For our next blog series, we will be outlining a service that many of you have experienced at Master’s: Retirement Income Architecture. Instead of using a financial product as a “solution” for retirement income, we employee our Retirement Income Architecture process to help clients plan for this need. For clients who are approaching or already in retirement, creating a plan for retirement income that is sustainable and meets their needs is generally the most pressing concern we need to address.
Our philosophy behind this process is that retirement income generation needs to be an ongoing process that is proactively managed, as opposed to being a one-time strategy put together at the time of retirement. An intentional, proactive approach allows a client to adjust for varying factors that are sure to change throughout their retirement, such as their spending habits, inflation and market performance.

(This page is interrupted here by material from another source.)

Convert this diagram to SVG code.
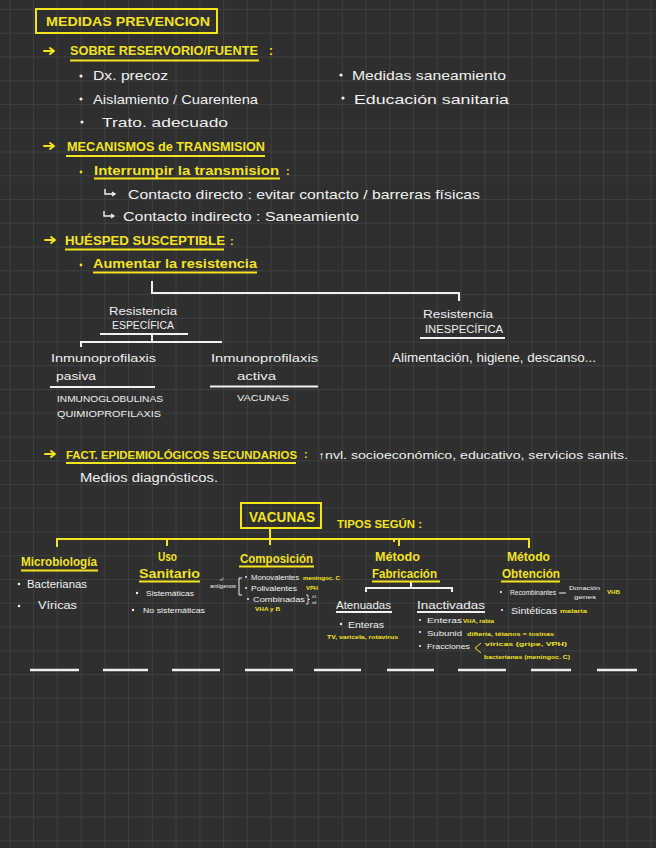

We also look to academia to guide us regarding assumptions we make within a plan. For example, we are told that 73% of women age 65 and 55% of men age 65 are likely to need some form of long term medical care in their lifetime. This creates a risk that needs to be accounted for on an ongoing basis in a retirement income plan. We are also aware of the sequence-of-returns risk that retirees face. That is, retirement outcomes are greatly influenced by investment returns realized during the first few years of retirement. Good returns can lead to outstanding outcomes down the road, while poor returns can significantly hurt a retirement income plan in the later years of retirement. This is another risk that we need to take into account when we build a plan.
We will explore a few more components of retirement income architecture over the next few weeks, such as a calculation we call the income-to-asset ratio that helps discern if spending needs are in line with resources, how we build inflation assumptions into the plan, and the bucketing of assets approach we employ. We hope that this blog series gives you a deeper look the considerations necessary to building a retirement income plan.